The Human Factor: Creating Emotional Connections with your B2B Audience

B2B or B2C, it’s all Human-to-Human (H2H)
The general perception is that, in B2B, business customers make decisions solely based on cost (i.e. getting more for your money). However, a surprising CEB study shows us that’s just not the case. It turns out businesses are even more invested in emotional currency than individual consumers…which only makes sense, seeing as consumers can return or cancel if they make a mistake, but a company-wide service, software, goods purchase or other investment can represent a huge investment in time and money that’s hard to reverse.

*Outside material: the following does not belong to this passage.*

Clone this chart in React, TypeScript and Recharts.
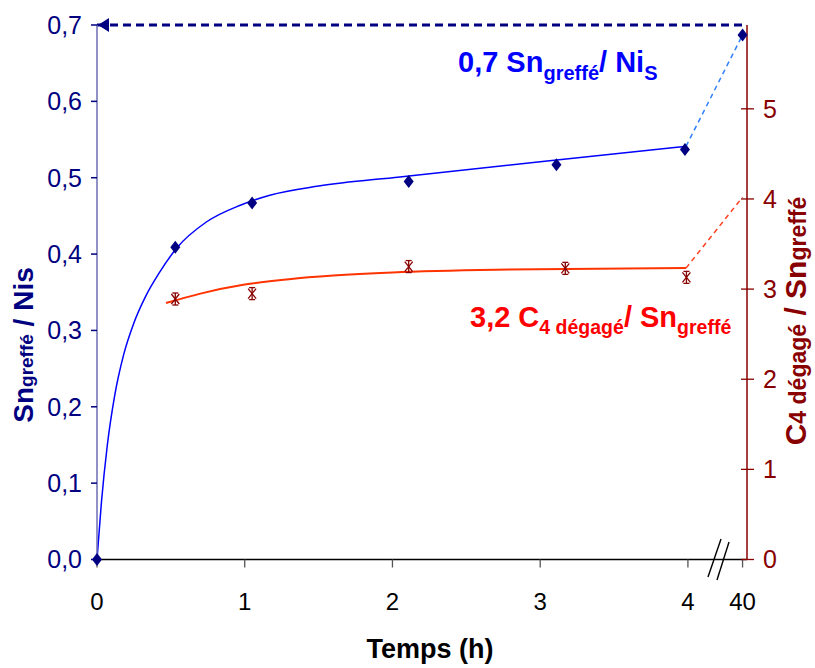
import { ComposedChart, Line, XAxis, YAxis, ReferenceLine, ReferenceDot, Customized } from "recharts"

const FONT = "'Liberation Sans', Arial, sans-serif"
const NAVY = "#000080"
const DARK_RED = "#880000"
const BLUE = "#0000ff"
const RED = "#ff0000"

// the 40 h point sits just after the axis break
const BREAK_POS = 4.37
const toAxis = (t: number) => (t > 4.5 ? BREAK_POS : t)

const xTicks = [0, 1, 2, 3, 4, 40]
const leftTicks = [0, 0.1, 0.2, 0.3, 0.4, 0.5, 0.6, 0.7]
const rightTicks = [0, 1, 2, 3, 4, 5]

// Sn greffé / Ni s (left axis)
const snTimes = [0, 0.53, 1.05, 2.11, 3.11, 3.98, 40]
const snValues = [0, 0.409, 0.467, 0.495, 0.517, 0.537, 0.687]

// fitted curve
const snFitTimes = [0, 0.03, 0.07, 0.12, 0.18, 0.25, 0.33, 0.42, 0.54, 0.74, 0.97, 1.17, 1.5, 2.05, 3.0, 3.987]
const snFitValues = [0, 0.075, 0.15, 0.215, 0.268, 0.31, 0.345, 0.375, 0.408, 0.442, 0.464, 0.477, 0.489, 0.501, 0.521, 0.541]
const snJumpTimes = [3.987, 40]
const snJumpValues = [0.541, 0.687]

// C4 dégagé / Sn greffé (right axis)
const c4Times = [0.53, 1.05, 2.11, 3.17, 3.99]
const c4Values = [2.89, 2.95, 3.25, 3.23, 3.13]

const c4FitTimes = [0.467, 0.7, 1.0, 1.3, 1.6, 2.0, 2.7, 3.987]
const c4FitValues = [2.845, 2.95, 3.05, 3.11, 3.15, 3.185, 3.215, 3.233]
const c4JumpTimes = [3.987, 40]
const c4JumpValues = [3.233, 4.02]

const toRows = (ts: number[], vs: number[]) => ts.map((t, i) => ({ t: toAxis(t), v: vs[i] }))

function Diamond(props: any) {
  const { cx, cy, index } = props
  if (cx == null || cy == null) return <g key={index} />
  return (
    <path
      key={index}
      d={`M${cx},${cy - 6.5} L${cx + 5},${cy} L${cx},${cy + 6.5} L${cx - 5},${cy} Z`}
      fill={NAVY}
    />
  )
}

function Asterisk(props: any) {
  const { cx, cy, index } = props
  if (cx == null || cy == null) return <g key={index} />
  return (
    <g key={index} stroke={DARK_RED} strokeWidth={1.3} fill="none">
      <line x1={cx} y1={cy - 6} x2={cx} y2={cy + 6} />
      <line x1={cx - 4} y1={cy - 5} x2={cx + 4} y2={cy + 5} />
      <line x1={cx + 4} y1={cy - 5} x2={cx - 4} y2={cy + 5} />
      <line x1={cx - 3} y1={cy - 6} x2={cx + 3} y2={cy - 6} />
      <line x1={cx - 3} y1={cy + 6} x2={cx + 3} y2={cy + 6} />
    </g>
  )
}

function Arrow(props: any) {
  const { cx, cy } = props
  return <polygon points={`${cx + 1},${cy} ${cx + 12},${cy - 7} ${cx + 12},${cy + 7}`} fill={NAVY} />
}

// right axis ticks cross the axis line
function RightTick(props: any) {
  const { x, y, payload } = props
  const ax = x - 16
  return (
    <g>
      <line x1={ax - 6} y1={y} x2={ax + 7} y2={y} stroke={DARK_RED} strokeWidth={1.3} />
      <text x={x} y={y} dy="0.355em" fill={DARK_RED} fontSize={25} fontFamily={FONT}>
        {payload.value}
      </text>
    </g>
  )
}

function Texts() {
  return (
    <g fontFamily={FONT} fontWeight="bold">
      <text x={458} y={72} fill={BLUE} fontSize={29}>
        0,7 Sn
        <tspan fontSize={20} dy={8}>greffé</tspan>
        <tspan dy={-8}>/ Ni</tspan>
        <tspan fontSize={20} dy={8}>S</tspan>
      </text>
      <text x={470} y={327} fill={RED} fontSize={29}>
        3,2 C
        <tspan fontSize={19.5} dy={7}>4 dégagé</tspan>
        <tspan dy={-7}>/ Sn</tspan>
        <tspan fontSize={19.5} dy={7}>greffé</tspan>
      </text>
      <text x={430} y={658} fill="#000" fontSize={27} textAnchor="middle">
        Temps (h)
      </text>
      <text transform="translate(33,345) rotate(-90)" fill={NAVY} fontSize={28} textAnchor="middle">
        Sn<tspan fontSize={19}>greffé</tspan> / Nis
      </text>
      <text transform="translate(806,321) rotate(-90)" fill={DARK_RED} fontSize={30} textAnchor="middle">
        C<tspan fontSize={23}>4 dégagé</tspan> / Sn<tspan fontSize={23}>greffé</tspan>
      </text>
      <g stroke="#000" strokeWidth={1.4}>
        <line x1={721} y1={539} x2={708} y2={577} />
        <line x1={729} y1={542} x2={717} y2={580} />
      </g>
    </g>
  )
}

export default function App() {
  return (
    <div style={{ position: "absolute", left: 0, top: 0, width: 815, height: 668, background: "#fff" }}>
      <ComposedChart width={815} height={668} margin={{ top: 25, right: 0, bottom: 0, left: 0 }}>
        <XAxis
          type="number"
          dataKey="t"
          domain={[0, 4.4]}
          ticks={xTicks.map(toAxis)}
          tickFormatter={(v: number) => (v === BREAK_POS ? "40" : String(v))}
          height={108.5}
          stroke="#000"
          strokeWidth={1.3}
          tickSize={8}
          tickMargin={25}
          tickLine={{ stroke: "#555" }}
          tick={{ fontSize: 24, fill: "#000", fontFamily: FONT }}
        />
        <YAxis
          yAxisId="left"
          domain={[0, 0.7]}
          ticks={leftTicks}
          tickFormatter={(v: number) => v.toFixed(1).replace(".", ",")}
          width={97}
          stroke="#6c6cb4"
          strokeWidth={1.5}
          tickSize={6}
          tickMargin={9}
          tickLine={{ stroke: NAVY }}
          tick={{ fontSize: 25, fill: NAVY, fontFamily: FONT }}
        />
        <YAxis
          yAxisId="right"
          orientation="right"
          domain={[0, 5.93]}
          ticks={rightTicks}
          width={68}
          stroke={DARK_RED}
          strokeWidth={1.5}
          tickSize={7}
          tickMargin={9}
          tickLine={false}
          tick={RightTick}
        />
        <ReferenceLine yAxisId="left" y={0.7} stroke={NAVY} strokeWidth={3} strokeDasharray="8 5" />
        <ReferenceDot yAxisId="left" x={0} y={0.7} r={6} shape={Arrow} />
        <Line
          yAxisId="left"
          data={toRows(snFitTimes, snFitValues)}
          dataKey="v"
          type="monotone"
          stroke={BLUE}
          strokeWidth={1.5}
          dot={false}
          activeDot={false}
          isAnimationActive={false}
        />
        <Line
          yAxisId="left"
          data={toRows(snJumpTimes, snJumpValues)}
          dataKey="v"
          type="linear"
          stroke="#2f80ff"
          strokeWidth={1.5}
          strokeDasharray="5 4"
          dot={false}
          activeDot={false}
          isAnimationActive={false}
        />
        <Line
          yAxisId="right"
          data={toRows(c4FitTimes, c4FitValues)}
          dataKey="v"
          type="monotone"
          stroke="#ff3300"
          strokeWidth={2}
          dot={false}
          activeDot={false}
          isAnimationActive={false}
        />
        <Line
          yAxisId="right"
          data={toRows(c4JumpTimes, c4JumpValues)}
          dataKey="v"
          type="linear"
          stroke="#ff4020"
          strokeWidth={1.5}
          strokeDasharray="5 4"
          dot={false}
          activeDot={false}
          isAnimationActive={false}
        />
        <Line
          yAxisId="left"
          data={toRows(snTimes, snValues)}
          dataKey="v"
          stroke="none"
          dot={Diamond}
          activeDot={false}
          isAnimationActive={false}
        />
        <Line
          yAxisId="right"
          data={toRows(c4Times, c4Values)}
          dataKey="v"
          stroke="none"
          dot={Asterisk}
          activeDot={false}
          isAnimationActive={false}
        />
        <Customized component={Texts} />
      </ComposedChart>
    </div>
  )
}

GE has a great example—they’re bent on making brilliant emotional connections to high-level concepts by humanizing new ideas in energy production and cutting-edge technology. (In some cases, quite literally). While these ideas may seem like appeals directly to the consumer, individuals don’t buy power directly from GE, power companies do. The purpose of these emotional campaigns is to build human-to-human consumer trust, strengthen their brand and inspire confidence. GE never forgets that businesses are populated by real people—and at the end of the day, people are making decisions for business growth.

Here’s how you can make that real, emotional connection with your audience, even if you’re B2B…

Hit Them Right in the Feels
Cheerios goes right for the heart. In their eating breakfast with Nana commercial, a son wonders if eating Cheerios for breakfast is like eating breakfast with his (presumably departed) grandma, because, as his mother says, “Cheerios has pretty much been the same forever.”

The B2B Approach: Revisit your favorite customer satisfaction stories. How did you make your customer’s life easier that day? How did you make that customer feel? Retell these stories on your website or company blog.

Offer an Invitation to Sit at the Cool Kids Table
Consumers attach to brands because people like to feel like they’re part of something—like they’re members of an exclusive club. Many brands have created an emotional connection by finding new ways to make customers feel hip, cool and fashionable. One of the most iconic campaigns in history features celebrities and athletes sporting milk mustaches or growing up to meet success. “Got Milk?” is a simple slogan with a powerful message: If you want a body like this, you gotta drink your moo juice.

The B2B Approach: Loyalty programs and repeat customer incentives work wonders: your customers feel valued and appreciated and you get more repeat business. It’s win-win. Invite your customers into your exclusive club with an offer they can’t refuse.

Tap Into Social Conscience
Whole Foods goes right for social consciousness, emphasizing sustainability, organic eating and giving back, speaking directly to popular social causes. For example, if you bought your Christmas tree from Whole Foods, they made a donation to the Arbor Day Foundation. (“You buy a tree, we plant a tree.”) With social media dominated by alarming messages about dying bees, meat full of hormones and global warming, it’s the perfect time for messages about responsibility, sustainability and healthy eating. If the state of the world’s food supply concerns you, shopping at Whole Foods just feels like the right thing to do.

The B2B Approach: Do you have a page on your website dedicated to your company’s values and the causes you support? Even if your biggest contribution last year was sponsoring a kids’ softball team, there’s a story in that and we guarantee your customers are interested in how your business contributes to your community.

Emotional appeal isn’t just for B2C, it’s also a powerful tool for B2B marketers who understand their audience. Use it to build trust and loyalty as you connect with your customers at every stage of the buy cycle.